An example of a table is below. We recommend ht as a variable name for tables, referring to a “Hail table”.

>>> ht.show()
+-------+-------+-----+-------+-------+-------+-------+-------+
|    ID |    HT | SEX |     X |     Z |    C1 |    C2 |    C3 |
+-------+-------+-----+-------+-------+-------+-------+-------+
| int32 | int32 | str | int32 | int32 | int32 | int32 | int32 |
+-------+-------+-----+-------+-------+-------+-------+-------+
|     1 |    65 | "M" |     5 |     4 |     2 |    50 |     5 |
|     2 |    72 | "M" |     6 |     3 |     2 |    61 |     1 |
|     3 |    70 | "F" |     7 |     3 |    10 |    81 |    -5 |
|     4 |    60 | "F" |     8 |     2 |    11 |    90 |   -10 |
+-------+-------+-----+-------+-------+-------+-------+-------+

Global Fields

In addition to row fields, Hail tables also have global fields. You can think of globals as extra fields in the table whose values are identical for every row.
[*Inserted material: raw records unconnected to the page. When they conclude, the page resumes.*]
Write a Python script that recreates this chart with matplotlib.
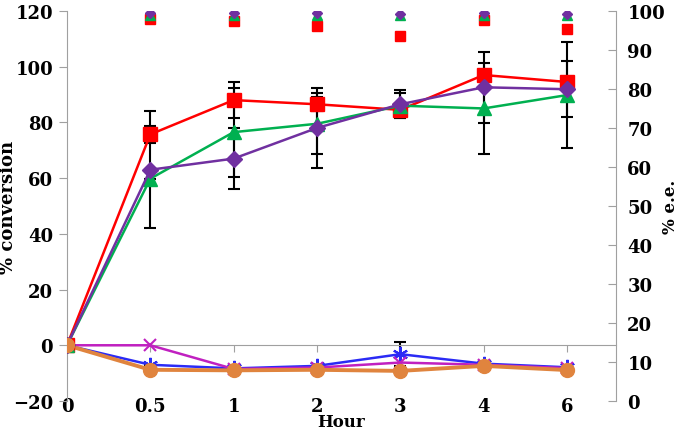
import matplotlib
matplotlib.use("Agg")
import matplotlib.pyplot as plt
import numpy as np

hours = ['0', '0.5', '1', '2', '3', '4', '6']

# % conversion (left axis)
conv_red = [0, 75.7, 88.0, 86.5, 84.5, 97.0, 94.5]
err_red = [0, 3.0, 6.5, 2.5, 1.0, 0.0, 0.0]
conv_green = [0, 59.8, 76.5, 79.5, 86.0, 85.0, 89.8]
err_green = [0, 0.0, 16.0, 11.0, 4.5, 16.3, 19.0]
conv_purple = [0, 63.0, 67.0, 78.0, 86.5, 92.6, 91.9]
err_purple = [0, 21.0, 11.0, 14.5, 5.0, 12.7, 10.0]
conv_blue = [0, -7.0, -8.3, -7.4, -3.2, -6.6, -7.9]
err_blue = [0, 0, 0, 0, 4.4, 0, 0]
conv_magenta = [0, 0.0, -8.5, -8.0, -6.2, -7.0, -8.2]
conv_orange = [0, -8.8, -9.0, -8.8, -9.2, -7.4, -8.9]

# % e.e. (right axis)
ee_x = ['0.5', '1', '2', '3', '4', '6']
ee_purple = [99.5, 99.5, 99.5, 99.3, 99.5, 99.3]
ee_green = [99.0, 99.0, 99.0, 99.0, 99.0, 99.0]
ee_red = [98.0, 97.3, 96.2, 93.7, 97.7, 95.4]

plt.rcParams['font.family'] = ['DejaVu Serif']
plt.rcParams['font.weight'] = 'bold'

fig = plt.figure(figsize=(6.78, 4.31), dpi=100)
ax = fig.add_axes([0.0988, 0.0673, 0.81, 0.905])
x = np.arange(len(hours))
xpos = {h: i for i, h in enumerate(hours)}
xe = [xpos[h] for h in ee_x]

RED = '#FF0000'
GREEN = '#00B050'
PURPLE = '#7030A0'
BLUE = '#2B2BF5'
MAGENTA = '#C020C0'
ORANGE = '#E0843E'

ekw = dict(fmt='none', ecolor='black', elinewidth=1.5, capsize=4, capthick=1.5, zorder=2)
ax.errorbar(x, conv_blue, yerr=err_blue, **ekw)
ax.errorbar(x, conv_red, yerr=err_red, **ekw)
ax.errorbar(x, conv_green, yerr=err_green, **ekw)
ax.errorbar(x, conv_purple, yerr=err_purple, **ekw)

ax.plot(x, conv_blue, color=BLUE, lw=1.8, marker=(6, 2, 0), ms=11, mew=1.5, zorder=3)
ax.plot(x, conv_magenta, color=MAGENTA, lw=1.8, marker='x', ms=8, mew=1.5, zorder=3)
ax.plot(x, conv_orange, color=ORANGE, lw=2.8, marker='o', ms=10, zorder=4)
ax.plot(x, conv_red, color=RED, lw=1.8, marker='s', ms=10, zorder=5)
ax.plot(x, conv_green, color=GREEN, lw=1.8, marker='^', ms=10, zorder=5)
ax.plot(x, conv_purple, color=PURPLE, lw=1.8, marker='D', ms=8.5, zorder=6)
ax.plot(x[:1], conv_orange[:1], color=ORANGE, marker='o', ms=10, ls='none', zorder=7)

ax.set_xlim(0, 6.59)
ax.set_ylim(-20, 120)
ax.set_yticks(np.arange(-20, 121, 20))
ax.set_xticks(x)
ax.set_xticklabels(hours)

for s in ['top', 'right']:
    ax.spines[s].set_visible(False)
ax.spines['left'].set_color('#A0A0A0')
ax.spines['bottom'].set_color('#A0A0A0')
ax.spines['bottom'].set_position(('data', 0))
ax.tick_params(axis='y', direction='out', length=6, color='#A0A0A0', labelsize=13, pad=4)
ax.tick_params(axis='x', direction='out', length=5, color='#A0A0A0', labelsize=13, pad=32)
ax.set_ylabel('% conversion', fontsize=13, fontweight='bold')
ax.yaxis.set_label_coords(-0.091, 0.5)
ax.set_xlabel('Hour', fontsize=12, fontweight='bold')
ax.xaxis.set_label_coords(0.5, -0.03)

ax2 = ax.twinx()
ax2.set_ylim(0, 100)
ax2.set_yticks(np.arange(0, 101, 10))
for s in ['top', 'left', 'bottom']:
    ax2.spines[s].set_visible(False)
ax2.spines['right'].set_color('#A0A0A0')
ax2.tick_params(axis='y', direction='in', length=6, color='#A0A0A0', labelsize=13, pad=8)
ax2.plot(xe, ee_red, ls='none', marker='s', ms=6.5, color=RED, zorder=3)
ax2.plot(xe, ee_green, ls='none', marker='^', ms=6.5, color=GREEN, zorder=4)
ax2.plot(xe, ee_purple, ls='none', marker='D', ms=5.5, color=PURPLE, zorder=5)
ax2.set_ylabel('% e.e.', fontsize=12, fontweight='bold', rotation=90)
ax2.yaxis.set_label_coords(1.083, 0.5)

fig.savefig('out.png', dpi=100)
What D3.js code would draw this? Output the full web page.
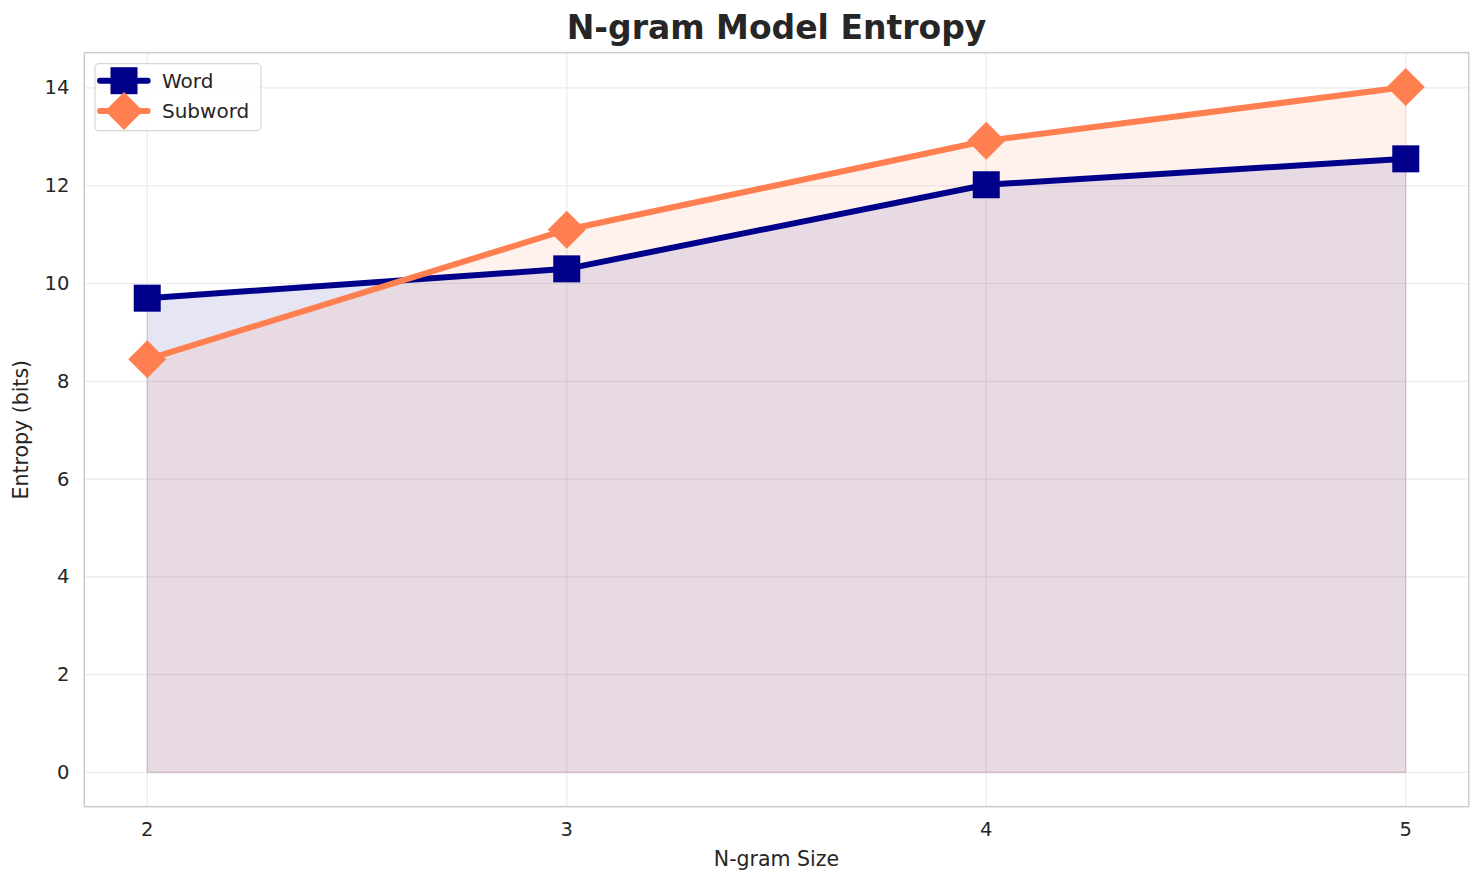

For example, the same table above with the global field G = 5 can be thought of as

+-------+-------+-----+-------+-------+-------+-------+-------+-------+
|    ID |    HT | SEX |     X |     Z |    C1 |    C2 |    C3 |     G |
+-------+-------+-----+-------+-------+-------+-------+-------+-------+
| int32 | int32 | str | int32 | int32 | int32 | int32 | int32 | int32 |
+-------+-------+-----+-------+-------+-------+-------+-------+-------+
|     1 |    65 | M   |     5 |     4 |     2 |    50 |     5 |     5 |
|     2 |    72 | M   |     6 |     3 |     2 |    61 |     1 |     5 |
|     3 |    70 | F   |     7 |     3 |    10 |    81 |    -5 |     5 |
|     4 |    60 | F   |     8 |     2 |    11 |    90 |   -10 |     5 |
+-------+-------+-----+-------+-------+-------+-------+-------+-------+

but the value 5 is only stored once for the entire dataset and NOT once per row of the table. The output of Table.describe() lists what all of the row fields and global fields are.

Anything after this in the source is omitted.